# [SUPPLIED MATERIAL]
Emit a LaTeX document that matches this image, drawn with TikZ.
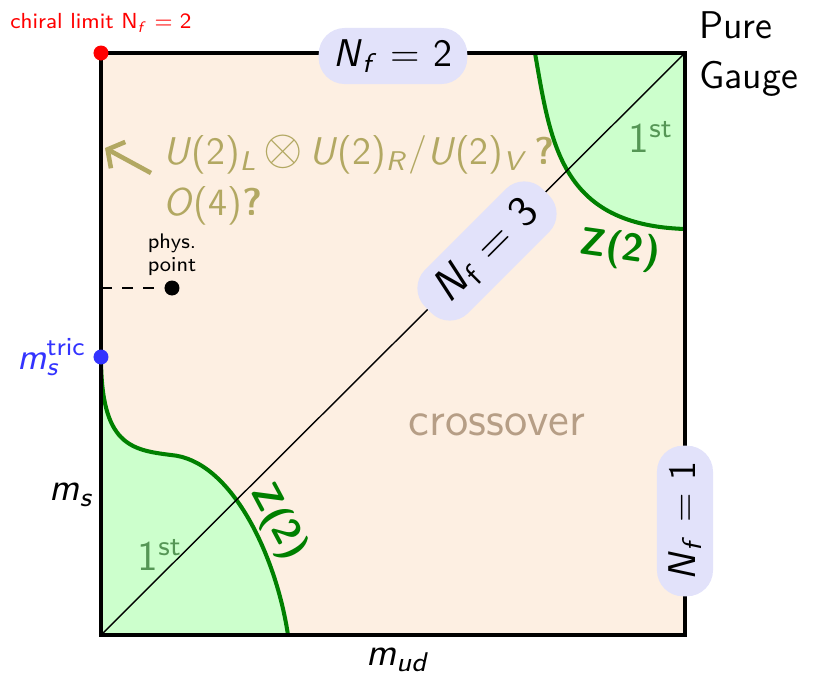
\documentclass[tikz,border=0pt]{standalone}
\usetikzlibrary{arrows.meta,positioning}
\renewcommand{\familydefault}{\sfdefault}
\definecolor{crossfill}{RGB}{253,239,226}
\definecolor{firstfill}{RGB}{204,255,204}
\definecolor{zgreen}{RGB}{0,128,0}
\definecolor{firstgreen}{RGB}{85,150,85}
\definecolor{boxblue}{RGB}{226,226,250}
\definecolor{khaki}{RGB}{178,168,98}
\definecolor{crosstext}{RGB}{182,158,134}
\definecolor{tricblue}{RGB}{51,51,255}
% sans "math" set as text
\newcommand{\iv}[1]{\textit{#1}}
\newcommand{\nflav}[2]{\iv{N}\textsubscript{#1}\,\,=\,\,#2}

\begin{document}
\begin{tikzpicture}[
  nfbox/.style={rounded corners=2.6mm, fill=boxblue, inner xsep=1.5mm,
                minimum height=5.2mm, font=\fontsize{11}{13}\selectfont},
  zlabel/.style={text=zgreen, font=\fontsize{11}{13}\selectfont\bfseries},
  firstlabel/.style={text=firstgreen, font=\fontsize{12}{14}\selectfont},
  axislabel/.style={font=\fontsize{11}{13}\selectfont},
  transline/.style={zgreen, line width=1.15pt},
  border/.style={line width=1.3pt, black},
  pointdot/.style={circle, inner sep=0pt, minimum size=1.5mm},
  symarrow/.style={-{Straight Barb[length=1.2mm,width=3mm]}, line width=1.3pt, khaki}
]
\useasboundingbox (-1.01,-0.51) rectangle (7.29,6.35);

% Columbia plot frame
\coordinate (sw) at (0,0);
\coordinate (ne) at (5.84,5.82);
\fill[crossfill] (sw) rectangle (ne);

% First order regions
\fill[firstfill] (0,2.78) .. controls (0,1.9) and (0.3,1.85) .. (0.7,1.8)
  .. controls (1.3,1.75) and (1.75,0.8) .. (1.87,0) -- (sw) -- cycle;
\fill[firstfill] (4.34,5.82) .. controls (4.5,4.9) and (4.6,4.1) .. (5.84,4.06) -- (ne) -- cycle;
\draw[transline] (0,2.78) .. controls (0,1.9) and (0.3,1.85) .. (0.7,1.8)
  .. controls (1.3,1.75) and (1.75,0.8) .. (1.87,0);
\draw[transline] (4.34,5.82) .. controls (4.5,4.9) and (4.6,4.1) .. (5.84,4.06);

% Diagonal and border
\draw[line width=0.4pt] (sw) -- (ne);
\draw[border] (sw) rectangle (ne);

% Corner points
\node[pointdot, fill=red] (chiral) at (0,5.82) {};
\node[above=0pt of chiral, text=red, font=\fontsize{6.2}{8}\selectfont] (chirallabel) {chiral limit N\textsubscript{\iv{f}}\,\,=\,\,2};
\node[pointdot, fill=tricblue] (tric) at (0,2.78) {};
\node[left=-0.6mm of tric, text=tricblue, font=\fontsize{10.5}{13}\selectfont] (triclabel) {\iv{m}\rlap{\textsubscript{\iv{s}}}\textsuperscript{tric}};

% Physical point
\coordinate (physaxis) at (0,3.47);
\node[pointdot, fill=black] (phys) at (0.71,3.47) {};
\draw[dashed] (physaxis) -- (phys);
\node[above=-0.8mm of phys, align=left, font=\fontsize{6}{6.4}\selectfont] (physlabel) {phys.\\point};

% Symmetry question
\node[anchor=west, align=left, text=khaki, font=\fontsize{11}{14.5}\selectfont] (symm) at (0.50,4.55)
  {\iv{U}(2)\textsubscript{\iv{L}}\,{\fontsize{14}{14}\selectfont$\otimes$}\,\iv{U}(2)\textsubscript{\iv{R}}/\iv{U}(2)\textsubscript{\iv{V}}\,\textbf{?}\\\iv{O}(4)\textbf{?}};
\coordinate (symtip) at (0.04,4.87);
\draw[symarrow] ([yshift=0.7mm]symm.west) -- (symtip);

% Flavour labels
\node[nfbox] (nf2) at (2.92,5.79) {\nflav{\iv{f}}{2}};
\node[nfbox, rotate=45, inner xsep=1.9mm, minimum height=6mm, font=\fontsize{12.5}{14}\selectfont] (nf3) at (3.86,3.84) {\nflav{f}{3}};
\node[nfbox, rotate=90, inner xsep=1.6mm, minimum height=5.6mm] (nf1) at (5.84,1.14) {\nflav{\iv{f}}{1}};

% Transition labels
\node[zlabel, rotate=-8] (z2top) at (5.19,3.85) {Z(2)};
\node[zlabel, rotate=-62] (z2bot) at (1.77,1.13) {Z(2)};
\node[firstlabel] (firsttop) at (5.50,4.98) {1\textsuperscript{st}};
\node[firstlabel] (firstbot) at (0.59,0.80) {1\textsuperscript{st}};
\node[text=crosstext, font=\fontsize{13.5}{16}\selectfont] (cross) at (3.96,2.10) {crossover};

% Axes and corner
\node[anchor=west, align=left, font=\fontsize{11}{14}\selectfont] (pure) at (5.86,5.81) {Pure\\Gauge};
\node[axislabel] (ms) at (-0.29,1.40) {\iv{m}\textsubscript{\iv{s}}};
\node[axislabel] (mud) at (2.97,-0.25) {\iv{m}\textsubscript{\iv{ud}}};

\end{tikzpicture}
\end{document}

# [JOB]
Reproduce the data word for word, excluding its pictures.

# [COMPLETE OUTPUT]
Emit a LaTeX document that matches this image, drawn with TikZ.
\documentclass[tikz,border=0pt]{standalone}
\usetikzlibrary{arrows.meta,positioning}
\renewcommand{\familydefault}{\sfdefault}
\definecolor{crossfill}{RGB}{253,239,226}
\definecolor{firstfill}{RGB}{204,255,204}
\definecolor{zgreen}{RGB}{0,128,0}
\definecolor{firstgreen}{RGB}{85,150,85}
\definecolor{boxblue}{RGB}{226,226,250}
\definecolor{khaki}{RGB}{178,168,98}
\definecolor{crosstext}{RGB}{182,158,134}
\definecolor{tricblue}{RGB}{51,51,255}
% sans "math" set as text
\newcommand{\iv}[1]{\textit{#1}}
\newcommand{\nflav}[2]{\iv{N}\textsubscript{#1}\,\,=\,\,#2}

\begin{document}
\begin{tikzpicture}[
  nfbox/.style={rounded corners=2.6mm, fill=boxblue, inner xsep=1.5mm,
                minimum height=5.2mm, font=\fontsize{11}{13}\selectfont},
  zlabel/.style={text=zgreen, font=\fontsize{11}{13}\selectfont\bfseries},
  firstlabel/.style={text=firstgreen, font=\fontsize{12}{14}\selectfont},
  axislabel/.style={font=\fontsize{11}{13}\selectfont},
  transline/.style={zgreen, line width=1.15pt},
  border/.style={line width=1.3pt, black},
  pointdot/.style={circle, inner sep=0pt, minimum size=1.5mm},
  symarrow/.style={-{Straight Barb[length=1.2mm,width=3mm]}, line width=1.3pt, khaki}
]
\useasboundingbox (-1.01,-0.51) rectangle (7.29,6.35);

% Columbia plot frame
\coordinate (sw) at (0,0);
\coordinate (ne) at (5.84,5.82);
\fill[crossfill] (sw) rectangle (ne);

% First order regions
\fill[firstfill] (0,2.78) .. controls (0,1.9) and (0.3,1.85) .. (0.7,1.8)
  .. controls (1.3,1.75) and (1.75,0.8) .. (1.87,0) -- (sw) -- cycle;
\fill[firstfill] (4.34,5.82) .. controls (4.5,4.9) and (4.6,4.1) .. (5.84,4.06) -- (ne) -- cycle;
\draw[transline] (0,2.78) .. controls (0,1.9) and (0.3,1.85) .. (0.7,1.8)
  .. controls (1.3,1.75) and (1.75,0.8) .. (1.87,0);
\draw[transline] (4.34,5.82) .. controls (4.5,4.9) and (4.6,4.1) .. (5.84,4.06);

% Diagonal and border
\draw[line width=0.4pt] (sw) -- (ne);
\draw[border] (sw) rectangle (ne);

% Corner points
\node[pointdot, fill=red] (chiral) at (0,5.82) {};
\node[above=0pt of chiral, text=red, font=\fontsize{6.2}{8}\selectfont] (chirallabel) {chiral limit N\textsubscript{\iv{f}}\,\,=\,\,2};
\node[pointdot, fill=tricblue] (tric) at (0,2.78) {};
\node[left=-0.6mm of tric, text=tricblue, font=\fontsize{10.5}{13}\selectfont] (triclabel) {\iv{m}\rlap{\textsubscript{\iv{s}}}\textsuperscript{tric}};

% Physical point
\coordinate (physaxis) at (0,3.47);
\node[pointdot, fill=black] (phys) at (0.71,3.47) {};
\draw[dashed] (physaxis) -- (phys);
\node[above=-0.8mm of phys, align=left, font=\fontsize{6}{6.4}\selectfont] (physlabel) {phys.\\point};

% Symmetry question
\node[anchor=west, align=left, text=khaki, font=\fontsize{11}{14.5}\selectfont] (symm) at (0.50,4.55)
  {\iv{U}(2)\textsubscript{\iv{L}}\,{\fontsize{14}{14}\selectfont$\otimes$}\,\iv{U}(2)\textsubscript{\iv{R}}/\iv{U}(2)\textsubscript{\iv{V}}\,\textbf{?}\\\iv{O}(4)\textbf{?}};
\coordinate (symtip) at (0.04,4.87);
\draw[symarrow] ([yshift=0.7mm]symm.west) -- (symtip);

% Flavour labels
\node[nfbox] (nf2) at (2.92,5.79) {\nflav{\iv{f}}{2}};
\node[nfbox, rotate=45, inner xsep=1.9mm, minimum height=6mm, font=\fontsize{12.5}{14}\selectfont] (nf3) at (3.86,3.84) {\nflav{f}{3}};
\node[nfbox, rotate=90, inner xsep=1.6mm, minimum height=5.6mm] (nf1) at (5.84,1.14) {\nflav{\iv{f}}{1}};

% Transition labels
\node[zlabel, rotate=-8] (z2top) at (5.19,3.85) {Z(2)};
\node[zlabel, rotate=-62] (z2bot) at (1.77,1.13) {Z(2)};
\node[firstlabel] (firsttop) at (5.50,4.98) {1\textsuperscript{st}};
\node[firstlabel] (firstbot) at (0.59,0.80) {1\textsuperscript{st}};
\node[text=crosstext, font=\fontsize{13.5}{16}\selectfont] (cross) at (3.96,2.10) {crossover};

% Axes and corner
\node[anchor=west, align=left, font=\fontsize{11}{14}\selectfont] (pure) at (5.86,5.81) {Pure\\Gauge};
\node[axislabel] (ms) at (-0.29,1.40) {\iv{m}\textsubscript{\iv{s}}};
\node[axislabel] (mud) at (2.97,-0.25) {\iv{m}\textsubscript{\iv{ud}}};

\end{tikzpicture}
\end{document}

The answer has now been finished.